====== Input material

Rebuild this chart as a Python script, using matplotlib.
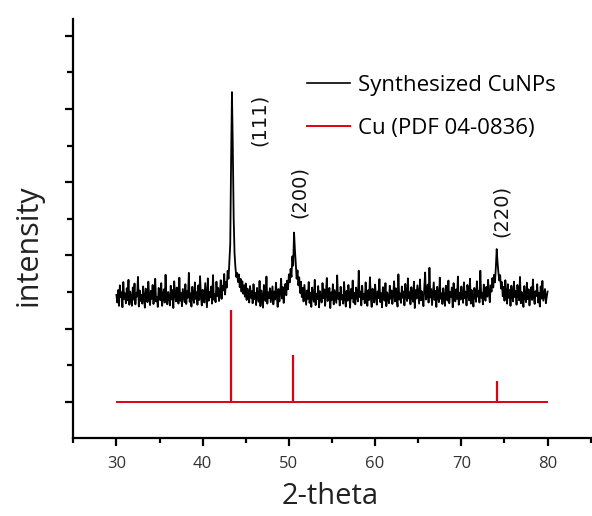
import numpy as np
import matplotlib
matplotlib.use("Agg")
import matplotlib.pyplot as plt
from matplotlib.ticker import MultipleLocator, NullFormatter
from matplotlib.lines import Line2D

# measured XRD pattern, 2-theta from 30.0 to 80.0 in 0.1 steps (counts)
two_theta_start = 30.0
two_theta_step = 0.1
cunp_counts = [
    392, 371, 405, 362, 418, 386, 399, 358, 427, 381, 396, 369, 410, 377, 433, 365, 401, 384, 362, 412,  # 30
    379, 423, 366, 398, 387, 441, 360, 404, 375, 392, 368, 415, 383, 357, 409, 396, 372, 428, 389, 364,  # 32
    403, 381, 419, 367, 395, 436, 374, 386, 359, 411, 398, 377, 424, 362, 390, 407, 371, 447, 383, 366,  # 34
    400, 388, 363, 417, 379, 405, 356, 429, 393, 374, 412, 385, 368, 439, 376, 397, 361, 408, 391, 372,  # 36
    421, 367, 402, 384, 452, 373, 396, 360, 414, 387, 370, 426, 381, 399, 365, 418, 378, 443, 389, 363,  # 38
    406, 382, 371, 424, 393, 358, 437, 376, 400, 385, 415, 368, 446, 379, 394, 372, 428, 389, 411, 375,  # 40
    398, 432, 381, 416, 404, 449, 393, 427, 412, 458, 436, 482, 530, 760, 946, 790, 600, 505, 468, 441,  # 42
    452, 427, 448, 413, 436, 401, 429, 395, 418, 387, 423, 378, 409, 392, 371, 416, 384, 402, 369, 421,  # 44
    380, 397, 364, 411, 389, 373, 430, 361, 404, 386, 357, 419, 392, 375, 442, 368, 399, 383, 410, 372,  # 46
    394, 415, 366, 401, 379, 425, 388, 359, 408, 374, 397, 436, 382, 413, 370, 403, 422, 391, 431, 407,  # 48
    448, 426, 463, 441, 497, 472, 562, 515, 478, 436, 459, 418, 440, 397, 428, 386, 411, 374, 419, 392,  # 50
    365, 404, 381, 427, 370, 398, 359, 412, 387, 373, 433, 364, 395, 380, 416, 358, 402, 389, 371, 424,  # 52
    383, 407, 362, 396, 438, 375, 390, 411, 356, 399, 378, 421, 366, 405, 387, 370, 445, 381, 397, 363,  # 54
    414, 379, 392, 368, 427, 385, 360, 403, 376, 419, 394, 357, 408, 382, 431, 371, 398, 366, 412, 389,  # 56
    374, 458, 386, 401, 363, 417, 380, 395, 369, 426, 391, 362, 405, 378, 440, 384, 359, 409, 393, 371,  # 58
    420, 388, 365, 402, 383, 435, 372, 397, 358, 413, 390, 376, 424, 361, 399, 385, 369, 417, 381, 404,  # 60
    367, 392, 429, 374, 410, 387, 360, 448, 379, 396, 370, 415, 384, 401, 363, 422, 390, 375, 437, 382,  # 62
    399, 366, 413, 389, 373, 428, 356, 405, 382, 418, 394, 368, 434, 377, 402, 386, 361, 411, 453, 379,  # 64
    392, 420, 371, 466, 385, 408, 364, 397, 426, 378, 403, 359, 414, 388, 372, 439, 381, 396, 367, 410,  # 66
    384, 362, 417, 393, 376, 431, 369, 400, 386, 412, 358, 424, 390, 374, 407, 381, 442, 365, 398, 379,  # 68
    415, 388, 370, 426, 383, 401, 363, 419, 392, 377, 436, 368, 405, 385, 360, 411, 396, 373, 429, 387,  # 70
    403, 371, 458, 384, 398, 366, 420, 390, 376, 414, 387, 433, 396, 372, 418, 401, 438, 412, 447, 426,  # 72
    468, 517, 480, 452, 431, 446, 409, 427, 388, 414, 376, 432, 395, 368, 421, 384, 405, 362, 417, 391,  # 74
    374, 428, 386, 403, 365, 419, 392, 377, 441, 369, 400, 384, 359, 416, 388, 372, 425, 380, 407, 363,  # 76
    396, 413, 378, 434, 385, 367, 402, 389, 421, 371, 398, 360, 415, 382, 430, 376, 393, 408, 369, 387,  # 78
    401,
]

# Cu reference card (PDF 04-0836), drawn offset below the pattern
ref_positions = [43.3, 50.43, 74.13]
ref_tops = [351, 228, 157]
ref_base = 100
ref_range = [30, 80]

# peak labels
hkl_labels = ["(111)", "(200)", "(220)"]
hkl_x = [46.55, 51.25, 74.6]
hkl_y = [871, 674, 620]

two_theta = two_theta_start + two_theta_step * np.arange(len(cunp_counts))

fig = plt.figure(figsize=(5.92, 5.16), dpi=100)
ax = fig.add_axes([0.1238, 0.1506, 0.8762, 0.812])

red = "#e00010"
ax.plot(two_theta, cunp_counts, color="black", lw=1.3)
ax.hlines(ref_base, ref_range[0], ref_range[1], color=red, lw=1.4)
ax.vlines(ref_positions, ref_base, ref_tops, color=red, lw=1.6)

for lab, x, y in zip(hkl_labels, hkl_x, hkl_y):
    ax.text(x, y, lab, rotation=90, ha="center", va="center",
            fontsize=14, family="DejaVu Sans", color="#111111")

ax.set_xlim(25, 85.15)
ax.set_ylim(0, 1145)

for s in ["top", "right"]:
    ax.spines[s].set_visible(False)
for s in ["left", "bottom"]:
    ax.spines[s].set_linewidth(1.6)

ax.xaxis.set_major_locator(MultipleLocator(10))
ax.xaxis.set_minor_locator(MultipleLocator(5))
ax.set_yticks(np.arange(100, 1200, 200))
ax.set_yticks(np.arange(200, 1100, 200), minor=True)
ax.yaxis.set_major_formatter(NullFormatter())
ax.tick_params(axis="x", which="major", length=6, width=1.6, direction="out",
               labelsize=12, labelcolor="#333333", pad=7)
ax.tick_params(axis="x", which="minor", length=3.5, width=1.6, direction="out")
ax.tick_params(axis="y", which="major", length=6, width=1.6, direction="out")
ax.tick_params(axis="y", which="minor", length=4, width=1.6, direction="out")
for lab in ax.get_xticklabels():
    lab.set_family("Open Sans")

ax.set_xlabel("2-theta", fontsize=21, family="Open Sans", color="#222222", va="center")
ax.xaxis.set_label_coords(0.495, -0.14)
ax.set_ylabel("intensity", fontsize=22, family="Open Sans", color="#222222", va="center")
ax.yaxis.set_label_coords(-0.087, 0.461)

handles = [Line2D([], [], color="black", lw=1.2), Line2D([], [], color=red, lw=1.4)]
ax.legend(handles, ["Synthesized CuNPs", "Cu (PDF 04-0836)"], loc="upper left",
          bbox_to_anchor=(0.4506, 0.868), frameon=False, borderpad=0,
          borderaxespad=0, handlelength=1.95, handletextpad=0.35, labelspacing=1.02,
          prop={"family": "Open Sans", "size": 16})

fig.savefig("out.png", dpi=100)
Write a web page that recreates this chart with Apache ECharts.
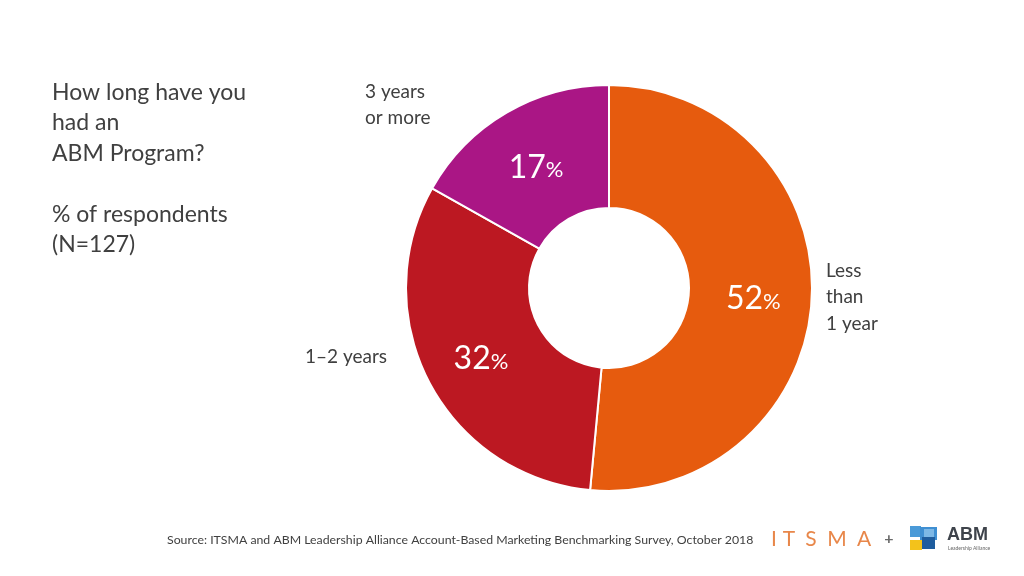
<!DOCTYPE html>
<html>
<head>
<meta charset="utf-8">
<script src="https://cdn.jsdelivr.net/npm/echarts@6/dist/echarts.min.js"></script>
<style>
html,body{margin:0;padding:0;background:#fff;}
#chart{width:1024px;height:576px;}
</style>
</head>
<body>
<div id="chart"></div>
<script>
const categories = ['Less\nthan\n1 year', '1–2 years', '3 years\nor more'];
const values = [52, 32, 17];
const colors = ['#E65B0E', '#BC1822', '#AA1685'];
const titleLines = ['How long have you', 'had an', 'ABM Program?', '', '% of respondents', '(N=127)'];
const sourceText = 'Source: ITSMA and ABM Leadership Alliance Account-Based Marketing Benchmarking Survey, October 2018';

const FONT = 'Lato, "Open Sans", sans-serif';
const chart = echarts.init(document.getElementById('chart'), null, {renderer: 'canvas'});

const data = categories.map((c, i) => ({name: c, value: values[i], itemStyle: {color: colors[i]}}));

const outsidePos = [
  {x: 826, y: 297},
  {x: 305, y: 357},
  {x: 365, y: 105}
];

const itsmaLetters = ['I', 'T', 'S', 'M', 'A'];
const itsmaX = [774, 789, 811, 837, 864];
const graphics = [];
titleLines.forEach((t, i) => {
  graphics.push({type: 'text', left: 52, top: 81 + i * 30.5,
    style: {text: t, font: '23px ' + FONT, fill: '#404040'}});
});
graphics.push({type: 'text', left: 167, top: 534,
  style: {text: sourceText, font: '12.3px ' + FONT, fill: '#404040'}});
itsmaLetters.forEach((l, i) => {
  graphics.push({type: 'text', x: itsmaX[i], y: 539,
    style: {text: l, font: '21px ' + FONT, fill: '#E8874A', align: 'center', verticalAlign: 'middle'}});
});
graphics.push({type: 'text', x: 889, y: 539,
  style: {text: '+', font: 'bold 16px ' + FONT, fill: '#6a6a6a', align: 'center', verticalAlign: 'middle'}});
graphics.push({type: 'rect', shape: {x: 910, y: 526, width: 11, height: 11}, style: {fill: '#4A9AD8'}});
graphics.push({type: 'rect', shape: {x: 920, y: 527, width: 17, height: 13}, style: {fill: '#3F8FD2'}});
graphics.push({type: 'rect', shape: {x: 924, y: 529, width: 10, height: 8}, style: {fill: '#7DB8E6'}});
graphics.push({type: 'rect', shape: {x: 910, y: 540, width: 12, height: 10}, style: {fill: '#F3C21B'}});
graphics.push({type: 'rect', shape: {x: 922, y: 537, width: 13, height: 12}, style: {fill: '#1F5D9E'}});
graphics.push({type: 'text', x: 947, y: 535,
  style: {text: 'ABM', font: 'bold 18px "Liberation Sans", Arial, sans-serif', fill: '#3E434B', verticalAlign: 'middle'}});
graphics.push({type: 'text', x: 948, y: 548,
  style: {text: 'Leadership Alliance', font: '5px ' + FONT, fill: '#666', verticalAlign: 'middle'}});

chart.setOption({
  animation: false,
  backgroundColor: '#ffffff',
  graphic: graphics,
  series: [
    {
      type: 'pie',
      center: [609, 288],
      radius: [80, 203],
      startAngle: 90,
      clockwise: true,
      silent: true,
      itemStyle: {borderColor: '#ffffff', borderWidth: 2},
      label: {
        position: 'inside',
        padding: [8, 0, 0, 0],
        formatter: p => '{v|' + p.value + '}{p|%}',
        rich: {
          v: {fontFamily: FONT, fontSize: 32, color: '#ffffff'},
          p: {fontFamily: FONT, fontSize: 22, color: '#ffffff', padding: [6, 0, 0, 0]}
        }
      },
      labelLine: {show: false},
      data: data
    },
    {
      type: 'pie',
      center: [609, 288],
      radius: [80, 203],
      startAngle: 90,
      clockwise: true,
      silent: true,
      itemStyle: {color: 'rgba(0,0,0,0)', borderWidth: 0},
      label: {
        position: 'outside',
        formatter: p => p.name,
        fontFamily: FONT, fontSize: 19, color: '#404040', lineHeight: 26.5
      },
      labelLine: {show: false},
      labelLayout: p => ({
        x: outsidePos[p.dataIndex].x,
        y: outsidePos[p.dataIndex].y,
        align: 'left',
        verticalAlign: 'middle'
      }),
      data: categories.map((c, i) => ({name: c, value: values[i]}))
    }
  ]
});
</script>
</body>
</html>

============

# What you should do:
Please quote the lines of the material, beginning with the first and ending with the one that contains "from matplotlib.lines import Line2D", exactly as written and without any pictures.

# Problem solution:
Rebuild this chart as a Python script, using matplotlib.
import numpy as np
import matplotlib
matplotlib.use("Agg")
import matplotlib.pyplot as plt
from matplotlib.ticker import MultipleLocator, NullFormatter
from matplotlib.lines import Line2D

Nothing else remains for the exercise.